His first start he went six-innings of two-hit shutout ball against division foe Seattle and has yet to relinquish his spot. Ogando was selected to the All-Star as well and has only given up more than three runs in a start three times.

Matt Harrison is probably the most underrated pitcher on the entire staff. He has pitched three games in which he did not allow a run and has only given up more than three runs four times. His ERA has been consistently in the low three with a current ERA of 2.94.

He has pitched like a No. 2 starter but is technically the fourth man in the rotation, a definite luxury.

Colby Lewis and Derek Holland have been the most inconsistent pitchers this season but they are both showing signs of turning it around at just the right time.

Lewis, the team's third starter in the playoff last year has lowered his ERA a full run since June 11 in which he has thrown a two, three and a four-hitter.

Derek Holland on July 2 boasted a 5.10 ERA. Since then he has thrown three complete game shutouts lowering it to a more respectable 4.14.

He is now tied with former Ranger Cliff Lee for the major league lead in complete game shutouts with four.

Last season the Rangers went into the playoffs worried about their fourth starter. Would Tommy Hunter be what the team needed to win a crucial game?

This year it's a similar situation. Who will be the fourth starter should they make the playoffs? But this season, it's a little different.

It's more like, "Who are we going to leave out of the playoff rotation?"

The No. 3 guy from last season who was in 3-0 in postseason play with a 1.71 ERA in Lewis? A guy with the most shutouts in the majors and who has arguably the most swing-and-miss stuff on the staff in Holland?

Or Harrison who has an ERA under three and consistently gives you quality starts and then some? Even without Cliff Lee, this is a legit playoff rotation.

What about batting? How can a team improve on No. 1 offense from the previous season in which it's best player hit .359 and won the MVP award? Let's look at the stats.
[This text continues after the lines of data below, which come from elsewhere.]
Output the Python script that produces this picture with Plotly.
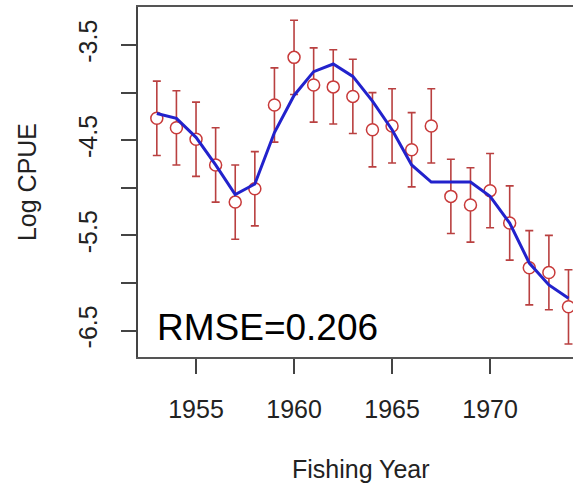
import plotly.graph_objects as go

years = list(range(1953, 1975))
obs = [-4.27, -4.37, -4.49, -4.76, -5.15, -5.01, -4.13, -3.63, -3.92, -3.94, -4.04,
       -4.39, -4.35, -4.60, -4.35, -5.09, -5.18, -5.03, -5.37, -5.84, -5.89, -6.25]
err = [0.39, 0.39, 0.39, 0.39, 0.39, 0.39, 0.39, 0.39, 0.39, 0.39, 0.39,
       0.39, 0.39, 0.39, 0.39, 0.39, 0.39, 0.39, 0.39, 0.39, 0.39, 0.39]
fit = [-4.22, -4.27, -4.47, -4.76, -5.07, -4.96, -4.42, -4.03, -3.78, -3.70, -3.83,
       -4.09, -4.39, -4.76, -4.94, -4.94, -4.94, -5.09, -5.37, -5.79, -6.02, -6.16]
ytick_vals = [-3.5, -4.0, -4.5, -5.0, -5.5, -6.0, -6.5]
ytick_text = ["-3.5", "", "-4.5", "", "-5.5", "", "-6.5"]
xtick_vals = [1955, 1960, 1965, 1970]
xtick_text = ["1955", "1960", "1965", "1970"]

FONT = "Liberation Sans, Arial, sans-serif"

fig = go.Figure()
fig.add_trace(go.Scatter(
    x=years, y=obs, mode="markers",
    marker=dict(symbol="circle", size=12, color="white",
                line=dict(color="#C83A3A", width=1.5)),
    error_y=dict(type="data", array=err, visible=True, color="#B94040",
                 thickness=1.6, width=4),
    showlegend=False, hoverinfo="skip"))
fig.add_trace(go.Scatter(
    x=years, y=fit, mode="lines",
    line=dict(color="#2222CC", width=3),
    showlegend=False, hoverinfo="skip"))

fig.update_layout(
    width=573, height=483,
    margin=dict(l=138, r=0, t=7, b=126),
    paper_bgcolor="white", plot_bgcolor="white",
    font=dict(family=FONT, size=25, color="#222222"),
    xaxis=dict(range=[1952.04, 1974.23], tickvals=xtick_vals, ticktext=xtick_text,
               showgrid=False, zeroline=False, showline=True, linecolor="#555555",
               linewidth=2, mirror=True, ticks="outside", ticklen=15, tickwidth=1.5,
               tickcolor="#444444", ticklabelstandoff=14,
               tickfont=dict(family=FONT, size=25, color="#222222")),
    yaxis=dict(range=[-6.777, -3.101], tickvals=ytick_vals, ticktext=ytick_text,
               showgrid=False, zeroline=False, showline=True, linecolor="#444444",
               linewidth=2, mirror=False, ticks="outside", ticklen=15, tickwidth=1.5,
               tickcolor="#444444", tickangle=-90, ticklabelstandoff=14,
               tickfont=dict(family=FONT, size=25, color="#222222")),
    annotations=[
        dict(text="RMSE=0.206", xref="paper", yref="paper", x=0.04, y=0.083,
             xanchor="left", yanchor="middle", showarrow=False,
             font=dict(family=FONT, size=37, color="black")),
        dict(text="Fishing Year", xref="paper", yref="paper", x=0.5126, y=-0.32,
             xanchor="center", yanchor="middle", showarrow=False,
             font=dict(family=FONT, size=25, color="#222222")),
        dict(text="Log CPUE", xref="paper", yref="paper", x=-0.255, y=0.5,
             xanchor="center", yanchor="middle", showarrow=False, textangle=-90,
             font=dict(family=FONT, size=25, color="#222222")),
    ],
)

fig.write_html("out.html")
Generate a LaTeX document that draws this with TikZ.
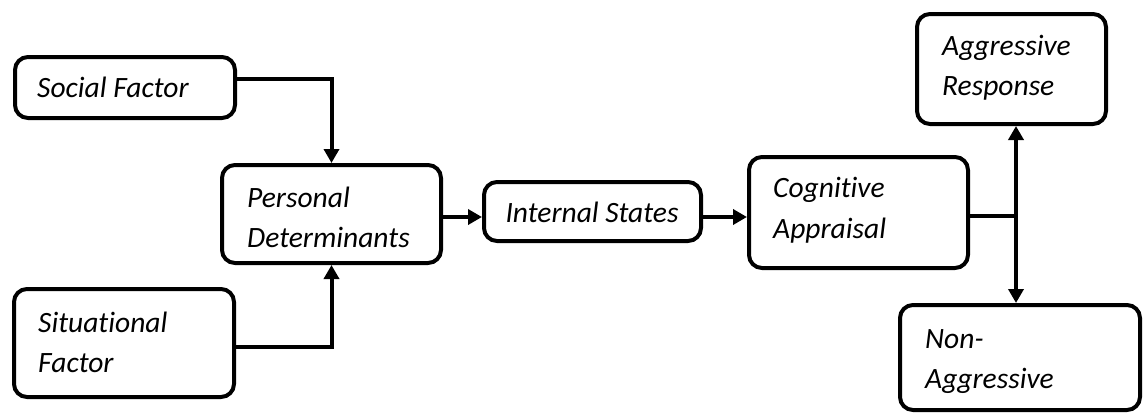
\documentclass[tikz,border=0pt]{standalone}
\usepackage{fontspec}
\setmainfont[Ligatures=NoCommon]{Carlito}
\usetikzlibrary{arrows.meta}
\begin{document}
\begin{tikzpicture}[x=1pt,y=-1pt,
  boxstyle/.style={draw=black,line width=4pt,rounded corners=13pt,fill=white},
  lbl/.style={anchor=base west,inner sep=0pt,font=\fontsize{29.5}{40}\selectfont\itshape},
  arr/.style={line width=4pt,-{Triangle[length=14pt,width=15pt]}},
  plain/.style={line width=3.5pt}]
\useasboundingbox (0,0) rectangle (1144,415);
\newcommand{\mybox}[5]{%
  \node[boxstyle,minimum width=#4-#2,minimum height=#5-#3,inner sep=0pt] (#1) at ({(#2+#4)/2},{(#3+#5)/2}) {};}
\mybox{social}{15}{57}{235}{118}
\mybox{situ}{14}{289}{234}{397}
\mybox{pers}{222}{165}{441}{263}
\mybox{intern}{484}{182}{701}{241}
\mybox{cogn}{749}{157}{968}{268}
\mybox{aggr}{917}{14}{1106}{124}
\mybox{nonag}{900}{305}{1140}{410}
% texts
\node[lbl] (tsocial) at (37,97) {Social Factor};
\node[lbl] (tsitu1) at (38,332) {Situational};
\node[lbl] (tsitu2) at (38,372) {Factor};
\node[lbl] (tpers1) at (247,207) {Personal};
\node[lbl] (tpers2) at (247,247) {Determinants};
\node[lbl,anchor=base] (tintern) at (592,222) {Internal States};
\node[lbl] (tcogn1) at (773,197) {Cognitive};
\node[lbl] (tcogn2) at (773,238) {Appraisal};
\node[lbl] (taggr1) at (942,55) {Aggressive};
\node[lbl] (taggr2) at (942,95) {Response};
\node[lbl] (tnon1) at (925,348) {Non-};
\node[lbl] (tnon2) at (925,388) {Aggressive};
% helper coordinates
\coordinate (ysoc) at (0,79);
\coordinate (ysit) at (0,347);
\coordinate (ymid) at (0,217);
\coordinate (j) at (1016,216);
% connectors
\draw[arr] (social.east |- ysoc) -| (pers.north);
\draw[arr] (situ.east |- ysit) -| (pers.south);
\draw[arr] (pers.east |- ymid) -- (intern.west |- ymid);
\draw[arr] (intern.east |- ymid) -- (cogn.west |- ymid);
\draw[plain] (cogn.east |- j) -- (j);
\draw[arr] (j) -- (aggr.south -| j);
\draw[arr] (j) -- (nonag.north -| j);
\end{tikzpicture}
\end{document}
The 2010 Texas Rangers hit .276 as a team, hit 162 home runs and stole 123 bases. Led by crazy numbers from Josh Hamilton and a stellar first half from free-agent acquisition Vladimir Guerrero, the Rangers were a dynamic offense.

The 2011 Rangers? They're hitting .276 as a team, have already hit 130 home runs and stolen 99 bases. That means the Rangers are on pace to hit 193 home runs and steal 147 bases while still maintaining the high batting average.

This is a team that only has 13 home runs and a .306 batting average from Hamilton. This means that everyone is stepping up. From Mitch Moreland to Mike Napoli, they're getting the job done.

What will be the difference in the playoffs though? Adrian Beltre.

Beltre has been phenomenal this season and is currently sixth in runs batted in even though he has missed the last week-and-a-half with an injury.

He is batting right on par with the team average at .276 while hitting 20 home runs and driving in 76 runs.

Vladimir Guerrero, clean up batter from a year ago, had a dreadful postseason. In 59 at-bats he had an average of .220 with no home runs and only six runs batted in.

In the World Series he had one hit. One.

It doesn't matter what Beltre does, he probably can't do much worse than Guerrero. He's younger and he plays the field which allows him to stay in the flow of the game rather than riding the bench for three innings then trying to hit.

The Rangers will go as far as Beltre's prowess at the plate will take them.

But what makes them dangerous, possibly even more so than last year? Experience.

Many of the Rangers last year were in the postseason for the very first time in their career let alone the World Series. They did not seem phased against the Rays or even the all-powerful Yankees in the ALCS, but in the World Series they collapsed from dominating pitching by the Giants.

Now, nearly every Ranger knows what it takes to get back to where they want to be, which is a very dangerous thing.

These Rangers have shown their perseverance through injuries, hitting slumps and shaky bullpen play to be right where they want to be, first place.

And with the Angels hot on their tails, they will have no time to coast into the playoffs. Buckle up, it should be one heck of a ride.